[The request]: Take the lines of the data below from the very first through the line containing "const yTicks = [0, 3000, 6000, 9000];" and output them exactly, pictures excluded.

────────────────────

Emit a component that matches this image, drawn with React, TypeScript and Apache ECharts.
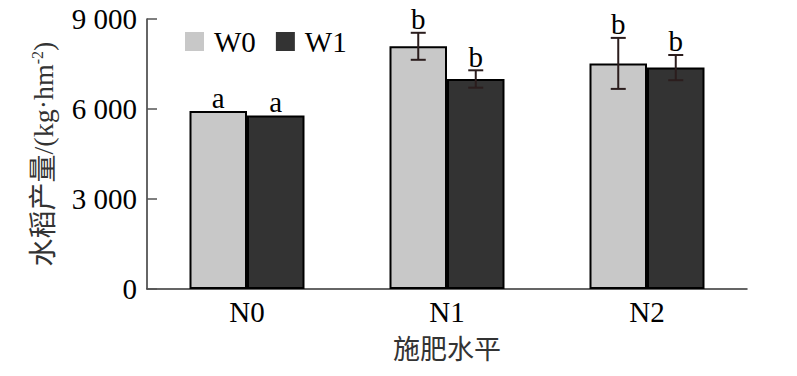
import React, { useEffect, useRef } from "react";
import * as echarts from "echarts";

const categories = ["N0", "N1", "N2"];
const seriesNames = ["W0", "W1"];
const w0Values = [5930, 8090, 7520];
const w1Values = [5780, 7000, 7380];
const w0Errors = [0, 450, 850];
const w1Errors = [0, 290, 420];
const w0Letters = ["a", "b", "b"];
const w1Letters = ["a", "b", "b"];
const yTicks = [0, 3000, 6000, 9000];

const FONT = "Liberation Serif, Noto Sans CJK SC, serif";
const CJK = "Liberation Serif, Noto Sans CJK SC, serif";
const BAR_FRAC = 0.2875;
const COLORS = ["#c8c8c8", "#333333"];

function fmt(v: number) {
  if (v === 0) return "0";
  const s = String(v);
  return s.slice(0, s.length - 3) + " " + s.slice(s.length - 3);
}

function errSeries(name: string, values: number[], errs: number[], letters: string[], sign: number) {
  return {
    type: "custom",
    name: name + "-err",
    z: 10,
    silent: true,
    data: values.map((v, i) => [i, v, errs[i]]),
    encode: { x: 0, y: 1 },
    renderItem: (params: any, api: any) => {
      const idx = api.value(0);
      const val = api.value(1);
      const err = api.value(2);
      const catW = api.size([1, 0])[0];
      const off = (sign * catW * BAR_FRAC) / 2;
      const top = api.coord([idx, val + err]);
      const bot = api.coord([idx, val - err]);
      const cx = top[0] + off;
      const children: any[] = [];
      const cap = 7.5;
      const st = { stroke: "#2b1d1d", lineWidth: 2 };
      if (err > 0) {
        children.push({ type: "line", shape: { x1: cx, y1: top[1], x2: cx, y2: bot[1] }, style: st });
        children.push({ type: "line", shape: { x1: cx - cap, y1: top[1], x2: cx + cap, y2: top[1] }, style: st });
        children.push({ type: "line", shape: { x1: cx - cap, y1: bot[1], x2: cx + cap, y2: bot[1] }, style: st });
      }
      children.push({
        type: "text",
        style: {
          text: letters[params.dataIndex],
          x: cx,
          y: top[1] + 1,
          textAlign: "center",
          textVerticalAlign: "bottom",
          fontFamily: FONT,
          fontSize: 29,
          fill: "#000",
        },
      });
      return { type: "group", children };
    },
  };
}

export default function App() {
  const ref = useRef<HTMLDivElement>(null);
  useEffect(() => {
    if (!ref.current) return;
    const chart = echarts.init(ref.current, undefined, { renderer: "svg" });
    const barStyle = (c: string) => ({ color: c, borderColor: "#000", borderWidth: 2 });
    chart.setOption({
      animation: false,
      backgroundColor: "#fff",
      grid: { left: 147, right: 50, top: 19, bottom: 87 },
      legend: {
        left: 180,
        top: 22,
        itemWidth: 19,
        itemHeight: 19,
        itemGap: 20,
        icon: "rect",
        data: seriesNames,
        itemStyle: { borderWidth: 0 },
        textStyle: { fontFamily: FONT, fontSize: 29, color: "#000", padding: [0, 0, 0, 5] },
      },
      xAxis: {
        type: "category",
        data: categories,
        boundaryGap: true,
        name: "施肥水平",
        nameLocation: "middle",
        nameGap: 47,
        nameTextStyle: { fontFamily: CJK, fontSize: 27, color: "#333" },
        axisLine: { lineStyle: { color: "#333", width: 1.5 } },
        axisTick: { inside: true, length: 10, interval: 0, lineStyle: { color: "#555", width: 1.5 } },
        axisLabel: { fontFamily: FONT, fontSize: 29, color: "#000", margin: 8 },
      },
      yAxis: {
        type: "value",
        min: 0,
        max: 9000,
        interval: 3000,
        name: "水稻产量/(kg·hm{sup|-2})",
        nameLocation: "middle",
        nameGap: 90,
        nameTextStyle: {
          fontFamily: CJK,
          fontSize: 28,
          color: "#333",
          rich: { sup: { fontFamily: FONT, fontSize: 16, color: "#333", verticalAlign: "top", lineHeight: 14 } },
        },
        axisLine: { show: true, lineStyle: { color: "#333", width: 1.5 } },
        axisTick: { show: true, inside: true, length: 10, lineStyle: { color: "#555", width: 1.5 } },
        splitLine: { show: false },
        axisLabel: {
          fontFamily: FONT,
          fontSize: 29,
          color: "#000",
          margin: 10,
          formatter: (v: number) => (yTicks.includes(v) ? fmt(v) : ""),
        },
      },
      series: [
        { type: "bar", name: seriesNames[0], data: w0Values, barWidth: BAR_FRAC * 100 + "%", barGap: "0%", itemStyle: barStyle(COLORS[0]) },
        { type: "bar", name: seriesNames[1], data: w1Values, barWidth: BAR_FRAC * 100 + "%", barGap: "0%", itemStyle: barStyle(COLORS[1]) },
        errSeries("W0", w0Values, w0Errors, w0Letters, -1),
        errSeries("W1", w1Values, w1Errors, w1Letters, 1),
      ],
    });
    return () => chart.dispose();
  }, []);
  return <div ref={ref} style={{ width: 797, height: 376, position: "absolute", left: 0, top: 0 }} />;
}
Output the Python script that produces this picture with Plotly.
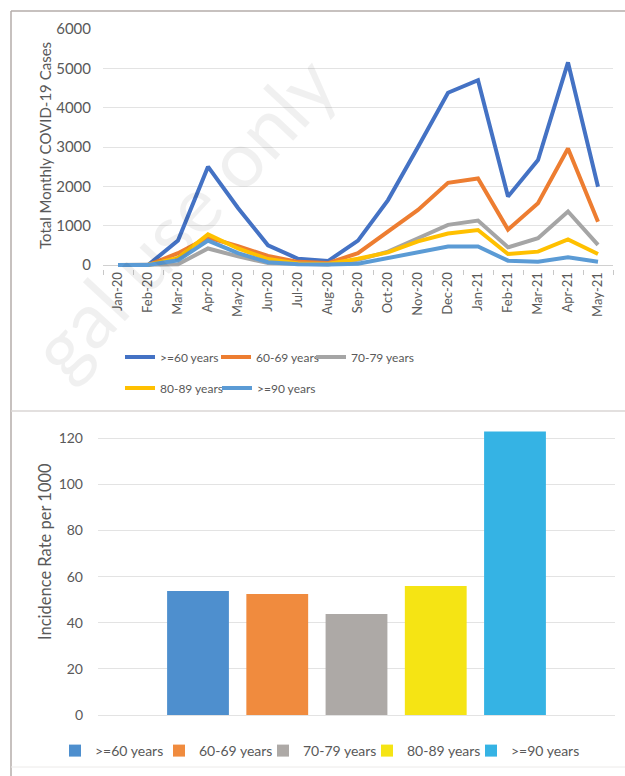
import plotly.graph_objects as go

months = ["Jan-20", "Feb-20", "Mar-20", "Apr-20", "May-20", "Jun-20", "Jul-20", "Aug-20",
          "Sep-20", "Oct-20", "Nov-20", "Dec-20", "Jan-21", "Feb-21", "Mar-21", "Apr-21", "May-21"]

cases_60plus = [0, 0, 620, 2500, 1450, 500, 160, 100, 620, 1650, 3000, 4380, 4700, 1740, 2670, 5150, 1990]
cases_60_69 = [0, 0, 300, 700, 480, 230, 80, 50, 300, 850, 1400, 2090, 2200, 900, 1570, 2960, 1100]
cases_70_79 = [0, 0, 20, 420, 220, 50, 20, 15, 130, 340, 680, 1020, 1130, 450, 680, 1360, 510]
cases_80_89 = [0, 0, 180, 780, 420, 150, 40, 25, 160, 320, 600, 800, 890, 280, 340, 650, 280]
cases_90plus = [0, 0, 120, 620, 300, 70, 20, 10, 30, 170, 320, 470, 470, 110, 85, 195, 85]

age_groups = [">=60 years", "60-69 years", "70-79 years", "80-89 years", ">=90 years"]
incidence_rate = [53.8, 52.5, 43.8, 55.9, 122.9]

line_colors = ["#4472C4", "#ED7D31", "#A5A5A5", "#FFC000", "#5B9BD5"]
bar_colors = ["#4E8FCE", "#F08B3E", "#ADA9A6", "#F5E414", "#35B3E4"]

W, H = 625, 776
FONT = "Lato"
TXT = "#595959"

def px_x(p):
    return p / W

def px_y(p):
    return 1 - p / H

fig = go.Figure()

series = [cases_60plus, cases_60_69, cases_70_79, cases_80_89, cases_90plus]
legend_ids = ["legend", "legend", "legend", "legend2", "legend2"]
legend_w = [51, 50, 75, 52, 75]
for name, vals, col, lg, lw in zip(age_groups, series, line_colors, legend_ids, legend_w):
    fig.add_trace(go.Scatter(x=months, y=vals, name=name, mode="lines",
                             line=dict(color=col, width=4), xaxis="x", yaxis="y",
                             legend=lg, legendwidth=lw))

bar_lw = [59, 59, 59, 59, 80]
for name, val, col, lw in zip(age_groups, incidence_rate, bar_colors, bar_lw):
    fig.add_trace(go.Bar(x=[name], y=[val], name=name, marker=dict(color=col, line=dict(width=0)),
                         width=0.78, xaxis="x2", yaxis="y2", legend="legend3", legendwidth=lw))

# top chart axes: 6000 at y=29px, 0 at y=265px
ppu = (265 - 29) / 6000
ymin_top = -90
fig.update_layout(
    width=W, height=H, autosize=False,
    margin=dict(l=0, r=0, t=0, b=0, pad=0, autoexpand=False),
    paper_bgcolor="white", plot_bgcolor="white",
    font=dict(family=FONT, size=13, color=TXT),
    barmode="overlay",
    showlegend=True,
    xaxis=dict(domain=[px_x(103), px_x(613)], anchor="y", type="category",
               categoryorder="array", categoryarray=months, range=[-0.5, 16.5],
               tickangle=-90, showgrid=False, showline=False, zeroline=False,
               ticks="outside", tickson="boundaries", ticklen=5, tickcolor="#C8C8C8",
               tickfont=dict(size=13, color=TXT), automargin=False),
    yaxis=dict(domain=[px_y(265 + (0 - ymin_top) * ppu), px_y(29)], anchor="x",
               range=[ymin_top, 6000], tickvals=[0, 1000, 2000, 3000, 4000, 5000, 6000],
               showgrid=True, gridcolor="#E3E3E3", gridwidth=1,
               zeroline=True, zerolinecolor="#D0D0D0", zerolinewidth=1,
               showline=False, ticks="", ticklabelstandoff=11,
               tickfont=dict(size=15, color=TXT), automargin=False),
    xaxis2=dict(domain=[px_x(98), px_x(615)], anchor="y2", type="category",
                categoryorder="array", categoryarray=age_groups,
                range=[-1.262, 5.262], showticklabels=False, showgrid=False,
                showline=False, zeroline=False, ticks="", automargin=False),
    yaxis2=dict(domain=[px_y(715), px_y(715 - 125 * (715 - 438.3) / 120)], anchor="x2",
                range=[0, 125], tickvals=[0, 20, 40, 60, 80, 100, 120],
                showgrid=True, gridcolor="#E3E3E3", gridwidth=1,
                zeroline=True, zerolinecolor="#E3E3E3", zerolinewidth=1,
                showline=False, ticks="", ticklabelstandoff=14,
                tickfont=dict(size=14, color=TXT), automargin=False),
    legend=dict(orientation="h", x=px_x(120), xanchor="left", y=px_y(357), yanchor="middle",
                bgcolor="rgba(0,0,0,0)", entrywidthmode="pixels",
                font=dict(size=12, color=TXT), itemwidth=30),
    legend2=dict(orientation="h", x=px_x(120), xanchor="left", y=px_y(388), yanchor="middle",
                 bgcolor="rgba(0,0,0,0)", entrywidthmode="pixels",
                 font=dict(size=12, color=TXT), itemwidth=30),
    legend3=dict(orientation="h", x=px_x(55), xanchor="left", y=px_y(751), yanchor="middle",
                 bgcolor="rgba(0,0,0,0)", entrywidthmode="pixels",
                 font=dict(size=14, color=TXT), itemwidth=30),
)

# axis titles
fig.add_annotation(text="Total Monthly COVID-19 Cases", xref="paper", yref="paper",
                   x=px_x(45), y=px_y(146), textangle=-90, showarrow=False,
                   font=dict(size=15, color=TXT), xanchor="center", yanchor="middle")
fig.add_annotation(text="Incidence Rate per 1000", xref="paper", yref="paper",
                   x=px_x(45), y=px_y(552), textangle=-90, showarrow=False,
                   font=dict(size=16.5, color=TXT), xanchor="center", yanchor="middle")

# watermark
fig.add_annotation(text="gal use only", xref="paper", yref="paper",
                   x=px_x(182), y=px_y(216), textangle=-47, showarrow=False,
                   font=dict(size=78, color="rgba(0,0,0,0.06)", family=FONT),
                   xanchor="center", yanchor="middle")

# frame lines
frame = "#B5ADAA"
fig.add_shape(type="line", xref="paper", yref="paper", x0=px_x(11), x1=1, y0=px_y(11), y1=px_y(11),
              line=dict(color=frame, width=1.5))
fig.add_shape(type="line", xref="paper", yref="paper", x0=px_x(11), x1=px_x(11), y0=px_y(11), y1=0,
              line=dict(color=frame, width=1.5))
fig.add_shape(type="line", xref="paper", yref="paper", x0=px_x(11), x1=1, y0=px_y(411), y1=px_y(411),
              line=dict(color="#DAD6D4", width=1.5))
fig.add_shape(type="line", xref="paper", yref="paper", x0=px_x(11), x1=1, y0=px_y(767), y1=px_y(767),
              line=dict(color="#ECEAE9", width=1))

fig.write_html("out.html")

────────────────────

[Answer for this exercise]:
Emit a component that matches this image, drawn with React, TypeScript and Apache ECharts.
import React, { useEffect, useRef } from "react";
import * as echarts from "echarts";

const categories = ["N0", "N1", "N2"];
const seriesNames = ["W0", "W1"];
const w0Values = [5930, 8090, 7520];
const w1Values = [5780, 7000, 7380];
const w0Errors = [0, 450, 850];
const w1Errors = [0, 290, 420];
const w0Letters = ["a", "b", "b"];
const w1Letters = ["a", "b", "b"];
const yTicks = [0, 3000, 6000, 9000];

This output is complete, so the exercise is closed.